*EXERCISE OBJECTIVE*
Begin with the first line of the material and copy each line word for word through the line that contains "40, 44, 48];"; the pictures are left out.

*MATERIAL PROVIDED*
···
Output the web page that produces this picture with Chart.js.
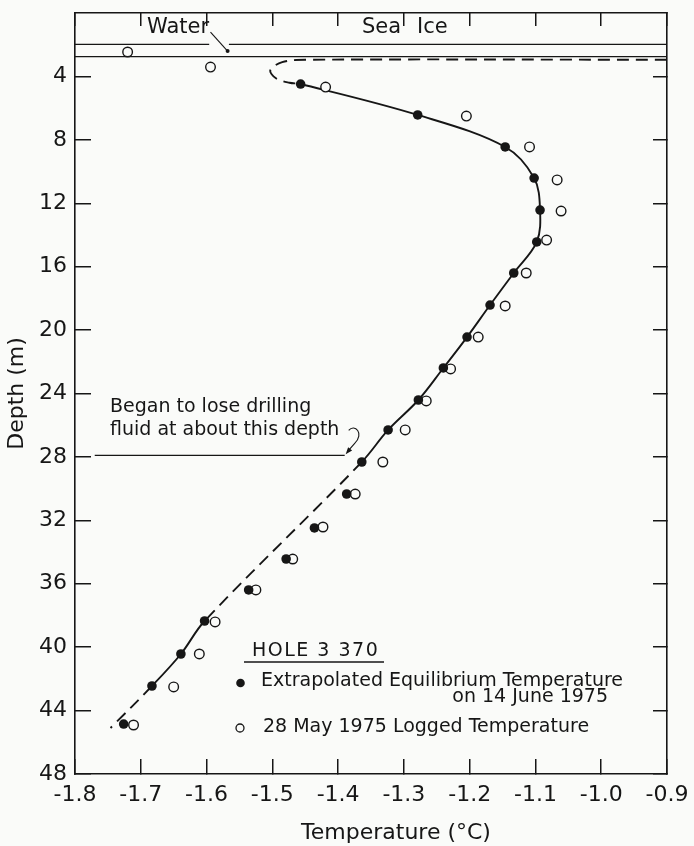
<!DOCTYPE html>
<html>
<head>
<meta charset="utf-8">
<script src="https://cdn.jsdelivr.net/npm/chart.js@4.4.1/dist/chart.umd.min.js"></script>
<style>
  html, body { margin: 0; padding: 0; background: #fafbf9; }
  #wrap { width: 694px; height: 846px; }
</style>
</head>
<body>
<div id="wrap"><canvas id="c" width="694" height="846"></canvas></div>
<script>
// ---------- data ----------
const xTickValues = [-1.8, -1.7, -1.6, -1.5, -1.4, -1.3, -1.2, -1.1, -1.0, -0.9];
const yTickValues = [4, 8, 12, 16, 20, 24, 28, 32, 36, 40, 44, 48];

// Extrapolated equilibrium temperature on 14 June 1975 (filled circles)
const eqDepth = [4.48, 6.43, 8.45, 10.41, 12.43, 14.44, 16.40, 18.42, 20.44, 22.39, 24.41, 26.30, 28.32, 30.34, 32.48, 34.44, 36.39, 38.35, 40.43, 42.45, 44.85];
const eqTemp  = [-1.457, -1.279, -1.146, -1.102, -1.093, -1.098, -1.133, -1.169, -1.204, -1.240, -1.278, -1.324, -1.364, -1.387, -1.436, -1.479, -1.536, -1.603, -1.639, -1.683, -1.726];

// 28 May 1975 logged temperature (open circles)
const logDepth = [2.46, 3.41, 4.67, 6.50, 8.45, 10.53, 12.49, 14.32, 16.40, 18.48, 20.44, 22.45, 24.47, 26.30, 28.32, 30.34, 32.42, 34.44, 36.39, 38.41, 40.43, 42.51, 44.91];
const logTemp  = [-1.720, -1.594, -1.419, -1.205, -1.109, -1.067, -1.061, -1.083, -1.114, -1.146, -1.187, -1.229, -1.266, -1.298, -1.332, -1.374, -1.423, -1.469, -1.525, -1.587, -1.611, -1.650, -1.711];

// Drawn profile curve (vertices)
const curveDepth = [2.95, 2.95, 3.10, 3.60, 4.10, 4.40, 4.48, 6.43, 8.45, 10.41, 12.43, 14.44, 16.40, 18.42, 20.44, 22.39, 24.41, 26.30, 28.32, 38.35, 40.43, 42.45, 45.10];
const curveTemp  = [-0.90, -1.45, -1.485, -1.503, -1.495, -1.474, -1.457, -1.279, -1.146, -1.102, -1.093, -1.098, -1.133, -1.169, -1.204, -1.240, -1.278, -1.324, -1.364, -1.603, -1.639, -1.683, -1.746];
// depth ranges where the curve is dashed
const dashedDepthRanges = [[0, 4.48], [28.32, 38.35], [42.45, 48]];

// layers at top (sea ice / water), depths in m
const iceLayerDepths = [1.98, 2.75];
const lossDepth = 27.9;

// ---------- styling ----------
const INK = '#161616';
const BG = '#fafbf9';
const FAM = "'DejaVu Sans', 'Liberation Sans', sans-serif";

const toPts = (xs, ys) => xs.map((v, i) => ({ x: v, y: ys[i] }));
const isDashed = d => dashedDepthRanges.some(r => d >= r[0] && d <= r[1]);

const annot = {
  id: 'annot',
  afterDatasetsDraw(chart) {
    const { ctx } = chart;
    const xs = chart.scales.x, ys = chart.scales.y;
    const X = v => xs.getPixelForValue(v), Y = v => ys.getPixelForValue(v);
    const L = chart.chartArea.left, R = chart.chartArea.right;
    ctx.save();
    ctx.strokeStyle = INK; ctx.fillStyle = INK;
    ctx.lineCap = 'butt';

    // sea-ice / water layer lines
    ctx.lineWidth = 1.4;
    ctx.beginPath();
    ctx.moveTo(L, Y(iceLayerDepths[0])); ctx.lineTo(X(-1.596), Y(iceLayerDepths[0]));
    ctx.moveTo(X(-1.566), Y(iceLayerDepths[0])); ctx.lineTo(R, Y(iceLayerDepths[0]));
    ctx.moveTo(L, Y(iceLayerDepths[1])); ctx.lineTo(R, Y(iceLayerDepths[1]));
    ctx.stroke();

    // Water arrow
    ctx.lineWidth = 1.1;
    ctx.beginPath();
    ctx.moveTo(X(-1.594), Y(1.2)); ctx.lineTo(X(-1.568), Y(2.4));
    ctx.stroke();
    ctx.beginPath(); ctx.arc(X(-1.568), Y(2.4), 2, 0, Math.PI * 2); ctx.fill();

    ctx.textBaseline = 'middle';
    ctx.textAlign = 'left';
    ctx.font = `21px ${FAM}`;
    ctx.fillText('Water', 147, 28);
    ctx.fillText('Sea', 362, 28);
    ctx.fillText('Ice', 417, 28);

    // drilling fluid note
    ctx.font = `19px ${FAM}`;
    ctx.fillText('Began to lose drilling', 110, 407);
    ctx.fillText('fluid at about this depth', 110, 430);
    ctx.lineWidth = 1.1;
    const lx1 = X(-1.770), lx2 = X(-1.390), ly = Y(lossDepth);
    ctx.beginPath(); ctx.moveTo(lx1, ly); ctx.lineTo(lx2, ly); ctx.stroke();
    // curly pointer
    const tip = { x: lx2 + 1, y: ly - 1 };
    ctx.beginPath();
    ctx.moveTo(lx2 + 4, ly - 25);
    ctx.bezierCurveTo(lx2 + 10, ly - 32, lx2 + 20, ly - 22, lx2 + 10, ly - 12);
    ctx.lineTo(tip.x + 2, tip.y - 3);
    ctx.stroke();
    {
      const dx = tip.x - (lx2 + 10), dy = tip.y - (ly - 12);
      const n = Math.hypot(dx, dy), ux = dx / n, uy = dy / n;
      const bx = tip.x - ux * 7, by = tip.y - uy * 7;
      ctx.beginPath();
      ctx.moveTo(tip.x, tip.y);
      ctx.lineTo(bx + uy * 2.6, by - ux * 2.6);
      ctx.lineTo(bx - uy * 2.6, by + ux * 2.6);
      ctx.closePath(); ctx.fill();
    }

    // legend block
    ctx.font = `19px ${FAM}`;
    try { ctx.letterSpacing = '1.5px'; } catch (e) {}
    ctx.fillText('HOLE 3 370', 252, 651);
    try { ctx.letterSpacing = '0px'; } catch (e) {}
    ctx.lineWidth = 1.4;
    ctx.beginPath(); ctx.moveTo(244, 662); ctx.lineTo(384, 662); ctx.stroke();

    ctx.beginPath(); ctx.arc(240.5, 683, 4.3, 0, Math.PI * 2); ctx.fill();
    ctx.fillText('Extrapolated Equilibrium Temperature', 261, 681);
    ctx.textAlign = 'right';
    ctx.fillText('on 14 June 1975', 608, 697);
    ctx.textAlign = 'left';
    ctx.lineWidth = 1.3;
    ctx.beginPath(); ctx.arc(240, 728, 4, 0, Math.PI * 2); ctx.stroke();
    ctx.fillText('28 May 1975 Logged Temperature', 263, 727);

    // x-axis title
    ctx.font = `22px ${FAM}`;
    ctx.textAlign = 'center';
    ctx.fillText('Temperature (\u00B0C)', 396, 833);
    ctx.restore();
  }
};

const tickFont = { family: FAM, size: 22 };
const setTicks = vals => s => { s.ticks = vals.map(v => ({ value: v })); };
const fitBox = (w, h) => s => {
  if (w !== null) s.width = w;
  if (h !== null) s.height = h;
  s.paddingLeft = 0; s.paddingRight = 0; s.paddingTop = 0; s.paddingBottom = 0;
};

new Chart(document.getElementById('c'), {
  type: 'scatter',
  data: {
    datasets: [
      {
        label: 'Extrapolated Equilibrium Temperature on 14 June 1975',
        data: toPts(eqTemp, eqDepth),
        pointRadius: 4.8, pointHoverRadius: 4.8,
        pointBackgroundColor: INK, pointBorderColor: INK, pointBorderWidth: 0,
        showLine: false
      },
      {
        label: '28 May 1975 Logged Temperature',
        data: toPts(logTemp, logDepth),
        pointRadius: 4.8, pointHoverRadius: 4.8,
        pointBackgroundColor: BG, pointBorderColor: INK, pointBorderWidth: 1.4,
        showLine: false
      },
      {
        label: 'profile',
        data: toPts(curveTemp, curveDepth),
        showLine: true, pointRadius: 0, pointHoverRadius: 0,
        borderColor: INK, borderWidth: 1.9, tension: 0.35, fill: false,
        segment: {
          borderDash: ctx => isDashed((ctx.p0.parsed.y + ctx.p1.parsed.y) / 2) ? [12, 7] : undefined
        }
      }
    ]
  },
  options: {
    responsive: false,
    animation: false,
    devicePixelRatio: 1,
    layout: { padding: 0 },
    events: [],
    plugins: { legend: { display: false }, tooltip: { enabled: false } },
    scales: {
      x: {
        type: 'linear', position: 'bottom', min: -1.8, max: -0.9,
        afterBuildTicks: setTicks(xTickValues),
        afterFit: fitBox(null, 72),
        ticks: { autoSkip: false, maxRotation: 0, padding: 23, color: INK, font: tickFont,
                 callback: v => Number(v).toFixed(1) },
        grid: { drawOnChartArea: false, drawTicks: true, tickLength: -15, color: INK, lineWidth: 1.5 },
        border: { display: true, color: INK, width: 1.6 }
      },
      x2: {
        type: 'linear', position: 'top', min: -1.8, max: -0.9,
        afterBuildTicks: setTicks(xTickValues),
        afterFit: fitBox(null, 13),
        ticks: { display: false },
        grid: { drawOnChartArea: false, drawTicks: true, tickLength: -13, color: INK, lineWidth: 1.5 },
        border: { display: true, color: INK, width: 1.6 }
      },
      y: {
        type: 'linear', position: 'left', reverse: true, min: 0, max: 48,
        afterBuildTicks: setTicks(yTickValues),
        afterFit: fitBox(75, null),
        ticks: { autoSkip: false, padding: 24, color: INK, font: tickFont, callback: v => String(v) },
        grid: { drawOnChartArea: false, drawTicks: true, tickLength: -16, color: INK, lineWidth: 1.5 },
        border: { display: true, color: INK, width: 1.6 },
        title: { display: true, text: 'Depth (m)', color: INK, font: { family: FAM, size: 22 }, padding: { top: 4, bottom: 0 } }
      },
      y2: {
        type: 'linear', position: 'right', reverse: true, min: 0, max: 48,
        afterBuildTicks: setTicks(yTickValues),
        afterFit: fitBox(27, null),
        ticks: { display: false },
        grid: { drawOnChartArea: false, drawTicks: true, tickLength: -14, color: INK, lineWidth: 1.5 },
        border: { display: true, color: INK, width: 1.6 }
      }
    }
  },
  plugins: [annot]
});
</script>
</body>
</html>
···
*ANSWER IN FULL*
Output the web page that produces this picture with Chart.js.
<!DOCTYPE html>
<html>
<head>
<meta charset="utf-8">
<script src="https://cdn.jsdelivr.net/npm/chart.js@4.4.1/dist/chart.umd.min.js"></script>
<style>
  html, body { margin: 0; padding: 0; background: #fafbf9; }
  #wrap { width: 694px; height: 846px; }
</style>
</head>
<body>
<div id="wrap"><canvas id="c" width="694" height="846"></canvas></div>
<script>
// ---------- data ----------
const xTickValues = [-1.8, -1.7, -1.6, -1.5, -1.4, -1.3, -1.2, -1.1, -1.0, -0.9];
const yTickValues = [4, 8, 12, 16, 20, 24, 28, 32, 36, 40, 44, 48];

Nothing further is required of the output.